Rétrospectives · 28 fév. 2008 à 23:57
De nombreux ministres de la IVe République n'ont pas survécu au passage à la Ve République en 1958. François Mitterrand s'est tout de suite opposé au retour du général de Gaulle. Mais lorsque celui-ci obtient les pleins pouvoirs, François Mitterrand comprend qu'il entre dans l'opposition pour longtemps.
François Mitterrand a eu plusieurs vies : un passé trouble pendant la guerre, une carrière de ministres sous la IVe République, 23 ans d'opposition avant devenir le premier, et pour l'instant l'unique, président de gauche de la Ve République. A cette vie professionnelle si remplie s'ajoutait une double vie personnelle et une personnalité énigmatique. Homme de lettres, souvent distant, le 4ème président de la Ve République fascine encore aujourd'hui, 12 ans après sa mort.

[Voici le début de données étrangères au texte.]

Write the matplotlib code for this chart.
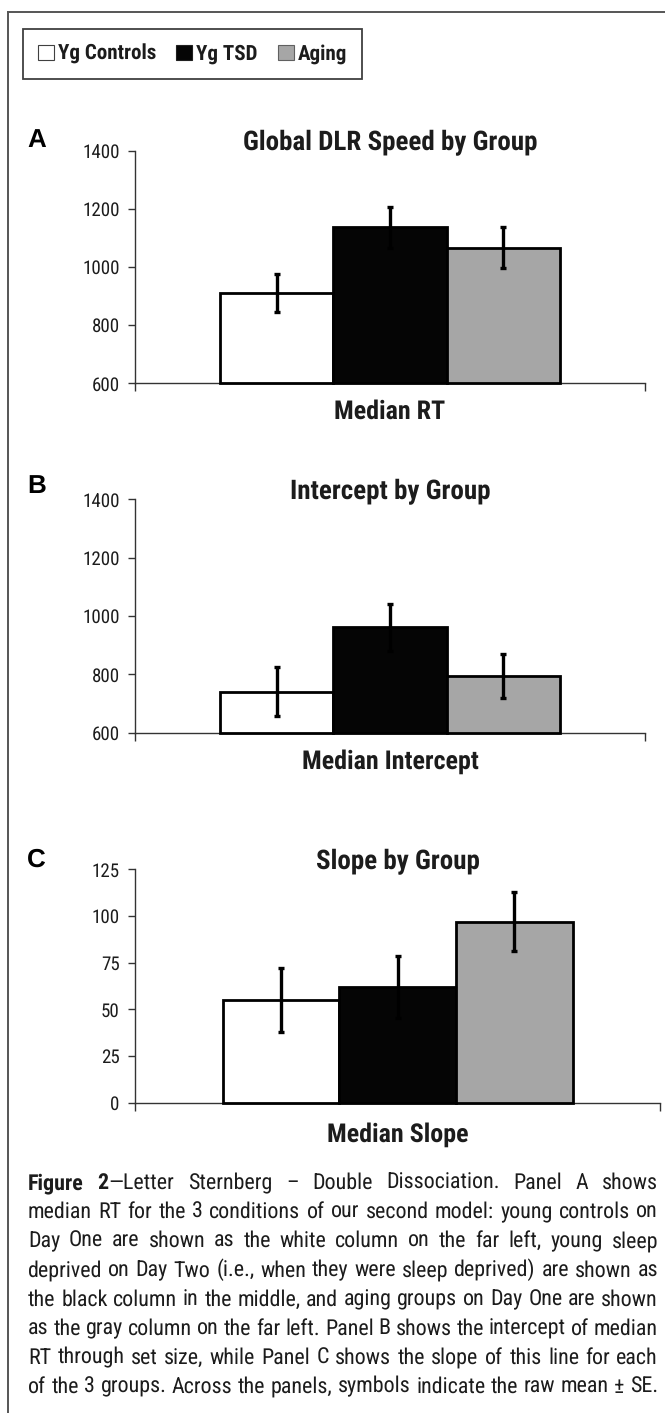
import matplotlib
matplotlib.use('Agg')
import matplotlib.pyplot as plt
from matplotlib import font_manager as fm
from matplotlib.patches import Patch
from matplotlib.lines import Line2D

# ---------------- data ----------------
groups = ['Yg Controls', 'Yg TSD', 'Aging']
bar_colors = ['#ffffff', '#050505', '#a6a6a6']
legend_edges = ['#404040', '#202020', '#606060']

panel_letters = ['A', 'B', 'C']
panel_titles = ['Global DLR Speed by Group', 'Intercept by Group', 'Slope by Group']
panel_xlabels = ['Median RT', 'Median Intercept', 'Median Slope']

rt_mean = [910, 1136, 1067]
rt_se = [65, 69, 70]
intercept_mean = [741, 961, 795]
intercept_se = [83, 80, 76]
slope_mean = [55, 62, 97]
slope_se = [17, 16.5, 16]

yticks_ab = [600, 800, 1000, 1200, 1400]
yticks_c = [0, 25, 50, 75, 100, 125]

caption_bold = 'Figure 2'
caption_lines = [
    'Figure 2\u2014Letter Sternberg \u2013 Double Dissociation. Panel A shows',
    'median RT for the 3 conditions of our second model: young controls on',
    'Day One are shown as the white column on the far left, young sleep',
    'deprived on Day Two (i.e., when they were sleep deprived) are shown as',
    'the black column in the middle, and aging groups on Day One are shown',
    'as the gray column on the far left. Panel B shows the intercept of median',
    'RT through set size, while Panel C shows the slope of this line for each',
    'of the 3 groups. Across the panels, symbols indicate the raw mean \u00b1 SE.',
]

# ---------------- fonts ----------------
names = {f.name for f in fm.fontManager.ttflist}
cands = ['Liberation Sans Narrow', 'Arial Narrow', 'Nimbus Sans Narrow',
         'Roboto Condensed', 'Open Sans Condensed', 'Liberation Sans']
FONT = next((c for c in cands if c in names), 'DejaVu Sans')
LETTER_FONT = 'Liberation Sans' if 'Liberation Sans' in names else FONT
plt.rcParams['font.family'] = [FONT, 'DejaVu Sans']
plt.rcParams['text.hinting'] = 'no_hinting'
plt.rcParams['text.hinting_factor'] = 1
TXT = '#1c1c1c'

W, H, DPI = 665, 1413, 100
fig = plt.figure(figsize=(W / DPI, H / DPI), dpi=DPI)
fig.patch.set_facecolor('white')
renderer = fig.canvas.get_renderer()


def fx(px):
    return px / W


def fy(py):
    return 1 - py / H


def measure(s, size, weight='normal', family=None):
    t = fig.text(0, 0, s, fontsize=size, fontweight=weight,
                 family=[family or FONT, 'DejaVu Sans'])
    w = t.get_window_extent(renderer=renderer).width
    t.remove()
    return w


def fit(strings, targets, weight, ref=10.0):
    sizes = [ref * t / measure(s, ref, weight) for s, t in zip(strings, targets)]
    return sum(sizes) / len(sizes)


title_size = fit(panel_titles, [295, 197, 163], 'bold')
xlabel_size = fit(panel_xlabels, [108, 176, 142], 'bold')
legend_size = fit(groups, [98, 62, 51], 'bold')
tick_size = fit(['1400', '1200', '125'], [37.7, 37.7, 28.5], 'normal')

# ---------------- outer frame (cropped box) ----------------
fig.add_artist(Line2D([fx(8), fx(8)], [fy(12), 0], transform=fig.transFigure,
                      color='#555555', lw=1.4))
fig.add_artist(Line2D([fx(8), 1], [fy(12), fy(12)], transform=fig.transFigure,
                      color='#555555', lw=1.4))

# ---------------- legend ----------------
fs_px = legend_size * DPI / 72
handles = [Patch(facecolor=c, edgecolor=e, linewidth=0.8)
           for c, e in zip(bar_colors, legend_edges)]
leg = fig.legend(handles, groups, loc='upper left',
                 bbox_to_anchor=(fx(23), fy(29)), bbox_transform=fig.transFigure,
                 ncol=3, frameon=True, fancybox=False, framealpha=1,
                 edgecolor='#404040', borderaxespad=0,
                 prop=dict(family=[FONT, 'DejaVu Sans'], weight='bold', size=legend_size),
                 handlelength=16 / fs_px, handleheight=16 / fs_px,
                 handletextpad=4 / fs_px, columnspacing=20 / fs_px,
                 borderpad=15 / fs_px, labelcolor=TXT)
leg.get_frame().set_linewidth(1.3)

# ---------------- panels ----------------
panels = [
    dict(box=(135, 645, 150.7, 383.3), mean=rt_mean, se=rt_se, yticks=yticks_ab,
         letter_base=147, xlabel_base=418.5),
    dict(box=(135, 645, 499.3, 732.7), mean=intercept_mean, se=intercept_se,
         yticks=yticks_ab, letter_base=493, xlabel_base=769),
    dict(box=(135, 660, 869.3, 1102.7), mean=slope_mean, se=slope_se, yticks=yticks_c,
         letter_base=866.5, xlabel_base=1141.5),
]

bar_w = 2 / 9
offsets = [-bar_w, 0, bar_w]

for i, p in enumerate(panels):
    l, r, t, b = p['box']
    ax = fig.add_axes([fx(l), fy(b), (r - l) / W, (b - t) / H])
    ymin, ymax = p['yticks'][0], p['yticks'][-1]
    heights = [m - ymin for m in p['mean']]
    ax.bar(offsets, heights, width=bar_w, bottom=ymin, color=bar_colors,
           edgecolor='black', linewidth=2.0, clip_on=False, zorder=3)
    ax.errorbar(offsets, p['mean'], yerr=p['se'], fmt='none', ecolor='black',
                elinewidth=2.4, capsize=2.4, capthick=2.4, zorder=4)
    ax.set_xlim(-0.5, 0.5)
    ax.set_ylim(ymin, ymax)
    ax.set_yticks(p['yticks'])
    ax.set_xticks([-0.5, 0.5])
    ax.set_xticklabels(['', ''])
    for s in ['top', 'right']:
        ax.spines[s].set_visible(False)
    for s in ['left', 'bottom']:
        ax.spines[s].set_color('#333333')
        ax.spines[s].set_linewidth(1.0)
    ax.tick_params(axis='y', direction='out', length=5, width=1.0, color='#333333',
                   pad=6, labelsize=tick_size, labelcolor=TXT)
    ax.tick_params(axis='x', direction='out', length=6, width=1.0, color='#333333')
    ax.patch.set_alpha(0)

    ax.text(0.5, 1.0, panel_titles[i], transform=ax.transAxes, ha='center',
            va='baseline', fontsize=title_size, fontweight='bold', color=TXT)
    fig.text(fx((l + r) / 2), fy(p['xlabel_base']), panel_xlabels[i], ha='center',
             va='baseline', fontsize=xlabel_size, fontweight='bold', color=TXT)
    fig.text(fx(27), fy(p['letter_base']), panel_letters[i], ha='left', va='baseline',
             fontsize=19, fontweight='bold', family=[LETTER_FONT, 'DejaVu Sans'],
             color='black')

# ---------------- justified caption ----------------
cap_left, cap_right = 28, 658
cap_width = cap_right - cap_left
first_base, line_gap = 1189, 29.1


def tokenize(line, bold_len):
    tokens = []
    pos = 0
    for word in line.split(' '):
        start = line.index(word, pos)
        end = start + len(word)
        pos = end
        segs = []
        if start < bold_len:
            cut = min(end, bold_len)
            segs.append((line[start:cut], 'bold'))
            if cut < end:
                segs.append((line[cut:end], 'normal'))
        else:
            segs.append((word, 'normal'))
        tokens.append(segs)
    return tokens


token_lines = [tokenize(line, len(caption_bold) if k == 0 else 0)
               for k, line in enumerate(caption_lines)]


def natural_width(size):
    space = measure('n n', size) - measure('nn', size)
    widest = 0
    for toks in token_lines:
        w = sum(measure(s, size, wt) for seg in toks for s, wt in seg)
        w += space * (len(toks) - 1)
        widest = max(widest, w)
    return widest


ref = 15.0
cap_size = min(15.5, ref * cap_width * 0.995 / natural_width(ref))

for k, toks in enumerate(token_lines):
    widths = [[measure(s, cap_size, wt) for s, wt in seg] for seg in toks]
    total = sum(sum(w) for w in widths)
    gap = (cap_width - total) / (len(toks) - 1)
    x = cap_left
    base = first_base + k * line_gap
    for seg, ws in zip(toks, widths):
        for (s, wt), w in zip(seg, ws):
            fig.text(fx(x), fy(base), s, ha='left', va='baseline', fontsize=cap_size,
                     fontweight=wt, color=TXT)
            x += w
        x += gap

fig.savefig('out.png', dpi=DPI, facecolor='white')
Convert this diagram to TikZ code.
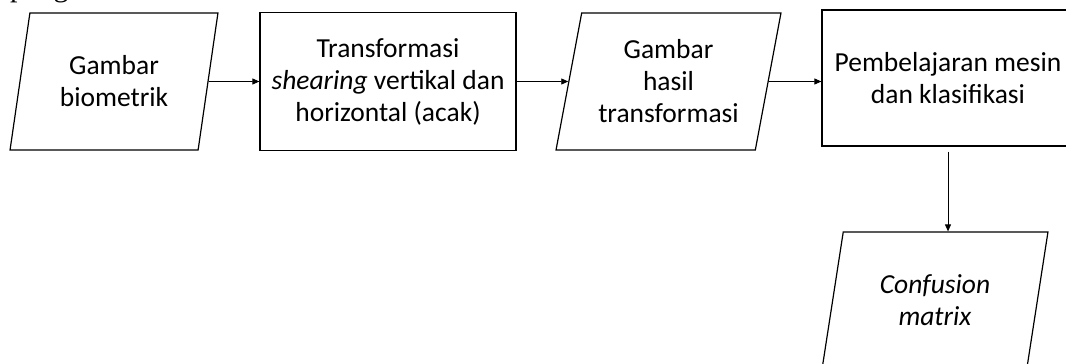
\documentclass[tikz,border=0pt]{standalone}
\usepackage{fontspec}
\setmainfont{Carlito}
\newfontfamily\pagefont{Liberation Serif}
\usetikzlibrary{shapes.geometric,arrows.meta,positioning}
\tikzset{
  process/.style={draw,line width=1.2pt,rectangle,align=center,
    font=\fontsize{27.5}{32}\selectfont},
  io/.style={draw,line width=1.2pt,trapezium,trapezium left angle=76,
    trapezium right angle=104,trapezium stretches=true,align=center,
    minimum width=208pt,minimum height=137pt,inner sep=0pt,
    font=\fontsize{27.5}{32}\selectfont},
  into/.style={{Triangle[length=7pt,width=6pt]}-,line width=0.9pt},
  flow/.style={-{Triangle[length=7pt,width=6pt]},line width=0.9pt}
}

\begin{document}
\begin{tikzpicture}[x=1pt,y=-1pt,node distance=278pt]
\useasboundingbox (0,0) rectangle (1066,364);
\clip (0,0) rectangle (1066,364);

% tail of the line above the figure
\node[anchor=base west,inner sep=0pt,font=\pagefont\fontsize{30}{30}\selectfont] (pagetext) at (10,-3) {pengenalan.};

\node[io] at (114,81.5) (img) {Gambar\\biometrik};
\node[process,minimum width=256pt,minimum height=138pt] [right of=img,xshift=-4pt] (shear)
  {Transformasi\\\textit{shearing} vertikal dan\\horizontal (acak)} edge[into] (img);
\node[io,minimum width=225pt] [right of=shear,xshift=2.5pt] (result)
  {Gambar\\hasil\\transformasi} edge[into] (shear);
\node[process,minimum width=252pt,minimum height=136pt] [right of=result,xshift=1.5pt,yshift=3.5pt] (learn)
  {Pembelajaran mesin\\dan klasifikasi};
\node[io,minimum width=226pt] [below of=learn,node distance=222.5pt,xshift=-13pt] (cm)
  {\textit{Confusion}\\\textit{matrix}};

\draw[flow] (result) -- (result -| learn.west);
\draw[flow,shorten <=5pt] (learn.south) -- (learn.south |- cm.north);

\end{tikzpicture}
\end{document}
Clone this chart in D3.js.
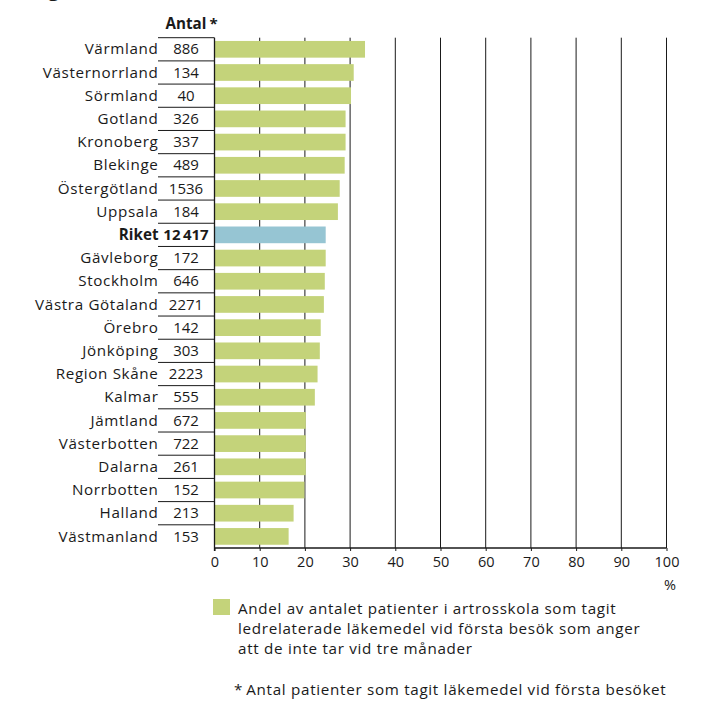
<!DOCTYPE html>
<html>
<head>
<meta charset="utf-8">
<script src="https://cdn.jsdelivr.net/npm/d3@7"></script>
<style>
  html, body { margin: 0; padding: 0; background: #fff; }
  svg { display: block; }
  text { font-family: "Open Sans", "Noto Sans", sans-serif; fill: #1a1a1a; }
</style>
</head>
<body>
<svg id="chart" width="703" height="702"></svg>
<script>
const regions = ["Värmland","Västernorrland","Sörmland","Gotland","Kronoberg","Blekinge","Östergötland","Uppsala","Riket","Gävleborg","Stockholm","Västra Götaland","Örebro","Jönköping","Region Skåne","Kalmar","Jämtland","Västerbotten","Dalarna","Norrbotten","Halland","Västmanland"];
const counts = ["886","134","40","326","337","489","1536","184","12\u2009417","172","646","2271","142","303","2223","555","672","722","261","152","213","153"];
const shares = [33.3,30.8,30.2,29.0,29.0,28.8,27.7,27.3,24.6,24.6,24.4,24.2,23.5,23.3,22.8,22.2,20.2,20.2,20.2,19.9,17.5,16.4];
const totalLabel = "Riket";
const xTicks = [0,10,20,30,40,50,60,70,80,90,100];
const countHeader = "Antal";
const unitLabel = "%";
const legendLines = ["Andel av antalet patienter i artrosskola som tagit","ledrelaterade läkemedel vid första besök som anger","att de inte tar vid tre månader"];
const footnote = "Antal patienter som tagit läkemedel vid första besöket";

const svg = d3.select("#chart");
const x = d3.scaleLinear().domain([0,100]).range([214.5,666.5]);
const y = d3.scaleBand().domain(regions).range([37.7,548]).paddingInner(0.28).paddingOuter(0.14);
const step = y.step();
const top0 = 37.7, bottom = 548;
const green = "#c4d37a", blue = "#96c5d3", ink = "#1a1a1a";
const labelSize = 15.2, labelSpacing = "0.65px";

// cut-off title fragment at top
svg.append("text").attr("x",48).attr("y",-4).attr("font-size",20).attr("font-weight","bold").text("g");

// gridlines
svg.append("g").selectAll("line").data(xTicks.filter(t=>t>0)).join("line")
  .attr("x1",d=>x(d)).attr("x2",d=>x(d)).attr("y1",top0).attr("y2",bottom)
  .attr("stroke",ink).attr("stroke-width",1);

// bars
svg.append("g").selectAll("rect").data(regions).join("rect")
  .attr("x",x(0)).attr("y",d=>y(d))
  .attr("width",(d,i)=>x(shares[i])-x(0))
  .attr("height",y.bandwidth())
  .attr("fill",d=>d===totalLabel?blue:green);

// axis
const axis = d3.axisBottom(x).tickValues(xTicks).tickSize(3).tickPadding(6).tickFormat(d3.format("d"));
const ag = svg.append("g").attr("transform",`translate(0,${bottom})`).call(axis);
ag.select(".domain").attr("stroke",ink).attr("stroke-width",1.3).attr("d",`M${x(0)},0H${x(100)}`);
ag.selectAll(".tick line").attr("stroke",ink);
ag.selectAll(".tick text").attr("font-size",14.5).attr("fill",ink).style("font-family",'"Open Sans", sans-serif');

// left vertical line (x=0)
svg.append("line").attr("x1",x(0)).attr("x2",x(0)).attr("y1",top0).attr("y2",bottom+3)
  .attr("stroke",ink).attr("stroke-width",1.3);

// row separators in count column
svg.append("g").selectAll("line").data(regions).join("line")
  .attr("x1",158).attr("x2",x(0))
  .attr("y1",(d,i)=>top0+i*step).attr("y2",(d,i)=>top0+i*step)
  .attr("stroke",ink).attr("stroke-width",1);

// row labels
svg.append("g").selectAll("text").data(regions).join("text")
  .attr("x",158.5).attr("y",d=>y(d)+y.bandwidth()/2+5.2)
  .attr("text-anchor","end").attr("font-size",labelSize)
  .style("letter-spacing",d=>d===totalLabel?"0px":labelSpacing)
  .attr("font-weight",d=>d===totalLabel?"bold":"normal")
  .text(d=>d);

// counts
svg.append("g").selectAll("text").data(regions).join("text")
  .attr("x",186).attr("y",d=>y(d)+y.bandwidth()/2+5.2)
  .attr("text-anchor","middle").attr("font-size",15)
  .attr("font-weight",d=>d===totalLabel?"bold":"normal")
  .text((d,i)=>counts[i]);

// header
svg.append("text").attr("x",186).attr("y",29).attr("text-anchor","middle")
  .attr("font-size",15.2).attr("font-weight","bold").text(countHeader);
svg.append("text").attr("x",209.5).attr("y",29).attr("font-size",15).attr("font-weight","bold").text("*");

// unit
svg.append("text").attr("x",670).attr("y",590).attr("text-anchor","middle").attr("font-size",14.5).text(unitLabel);

// legend
svg.append("rect").attr("x",213).attr("y",599).attr("width",17).attr("height",16).attr("fill",green);
svg.append("g").selectAll("text").data(legendLines).join("text")
  .attr("x",238).attr("y",(d,i)=>613.5+i*20).attr("font-size",labelSize)
  .style("letter-spacing","0.7px").text(d=>d);

// footnote
svg.append("text").attr("x",234).attr("y",695).attr("font-size",labelSize)
  .style("letter-spacing","0.7px").text("*" + "\u2009" + footnote);
</script>
</body>
</html>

Politique.net publie la biographie de François Mitterrand sous la forme d'un feuilleton en 15 épisodes, du 25 février au 10 mars 2008.
4eme épisode : Mitterrand, quatre années de solitude
En 1958, le général De Gaulle est chargé par le président René Coty de former un nouveau gouvernement. La gauche manifeste alors contre ce qui est considéré comme un coup de force de l'armée. Le 31 mai 1958, le général de Gaulle réunit tous les chefs de parti de la IVe République. François Mitterrand s'oppose alors au général en expliquant que son groupe parlementaire ne voterait pas les pleins pouvoirs en sa faveur. Le lendemain, le général De Gaulle devient président du conseil. La Ve République est en marche et François Mitterrand, qui est apparu alors comme son principal opposant, comprend qu'il entre, à 49 ans, dans l'opposition pendant au moins 10 ans. Dans les faits, celle-ci va durer 23 ans.
Lors des élections législatives de 1958, François Mitterrand perd son siège de député de la Nièvre. Il trouve néanmoins refuge au Sénat. La gauche a perdu de nombreux sièges : il n'en reste que 10. Les socialistes, Guy Mollet en tête, se sont ralliés au Général de Gaulle et participent à son gouvernement tandis que Mitterrand demeure à l'écart, fervent opposant au chef d'Etat. Il n'est pas le seul : une minorité des socialistes décide de s'écarter de Mollet et de créer le Parti socialiste autonome (ancêtre du PSU). Savary, Mendès-France y adhèrent. François Mitterrand voudrait lui aussi y entrer mais à cause de son passé vichyssois et ses errances dans différents partis, il n'est guère le bienvenu au PSA. Même s'il semble seul, il apparaît comme l'un des leaders opposé à de Gaulle. Pour faire face à l'adversité, il s'entoure d'un cercle d'amis qui lui resteront fidèles tout au long de sa carrière comme Dayan, Estier, Dumas, Mermaz ... Dès cette époque, il veut créer une nouvelle gauche.
Nouveau scandale, nouvelle traversée du désert : en octobre 1959, tandis que François Mitterrand est au volant de sa voiture dans le centre de Paris, un véhicule le suit. Pris de panique, il s'arrête devant l'Observatoire, sort de son véhicule en courant et se jette dans un fourré. Au même moment, sa voiture est perforée par des balles de mitraillettes. Selon lui, il s'agirait d'extrémistes politiques. Cette affaire est relayée par la presse et la télévision. Il reçoit de nombreux témoignages de sympathies et recouvre une certaine popularité. Une semaine plus tard, la vérité éclate : François Mitterrand aurait mis en scène lui-même ce faux attentat. L'ancien député d'Extrême droite, Robert Pesquet le trahit : il se rend chez le juge d'instruction et lui apporte deux lettres dans lesquelles François Mitterrand lui explique toute la marche à suivre pour accomplir l'attentat.
Non seulement le socialiste est déconsidéré mais en plus, le 25 novembre1959, le Sénat vote la levée de son immunité parlementaire. Il est inculpé mais il n'y aura jamais de suites judiciaires. Mais cette affaire a de graves conséquences pour lui : certains proches et collaborateurs n'ont plus confiance en un homme capable de monter de faux attentats et de coopérer avec l'Extrême droite.
Mitterrand devra attendre 1962, et l'annonce de l'élection du président de la République au suffrage universel, pour commencer à refaire surface.